Falava dos seus projetos e trabalhos, da forma como os acompanhava, de tantos assuntos que a interessavam, com entusiasmo, com grande reflexão. Da sua “língua” na Culturgest, de “Jaz morto e arrefece” (esta integra atualmente a exposição Pós-Pop, na Fundação Gulbenkian) ou tantas outras peças, uma forma de chamar a atenção; ou os anjos no Bom Jesus, em Braga, quando estavam em execução… Recordo da sua obra, a “Papisa” (ou “Coincidentia Oppositorum” ou “Energia I”, 1990) nos jardins da Fundação Gulbenkian, “Jacinta” (2000) na basílica do Santuário de Fátima, ou o “Anjo da Paz”, com que o Santuário assinalou o encerramento das celebrações do Centenário das Aparições do Anjo da Paz (2016), a ‘Josefina aos 18 anos’, ou o seu presépio: Nossa Senhora deitada com o Menino ao lado…

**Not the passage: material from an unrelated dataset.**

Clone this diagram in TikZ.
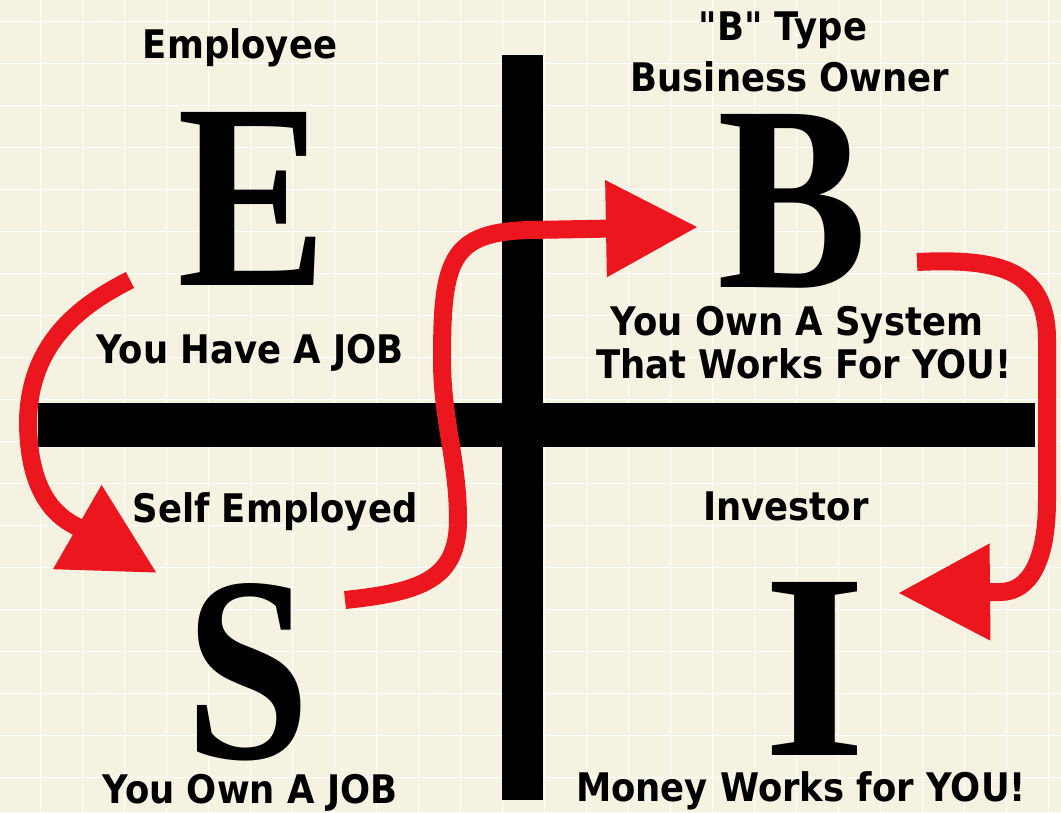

A última peça que inaugurou foi a estátua de João Paulo II, numa rotunda da Maia, Porto, por ocasião da Páscoa.
Entre as muitas exposições, individuais e coletivas, participou na “Alternativa Zero”, Galeria Nacional de Arte Moderna, em Belém (1977), na” XIV Bienal de S. Paulo”, no Brasil (1977), “Anos 60, anos de rutura: uma perspetiva da arte portuguesa nos anos sessenta”, na Lisboa 94, Capital Europeia da Cultura.
Clara Menéres faleceu em Lisboa, no início da noite de 10 de maio de 2018. Está sepultada no cemitério de Santo Estevão de Barrosas, em Lousada, Porto.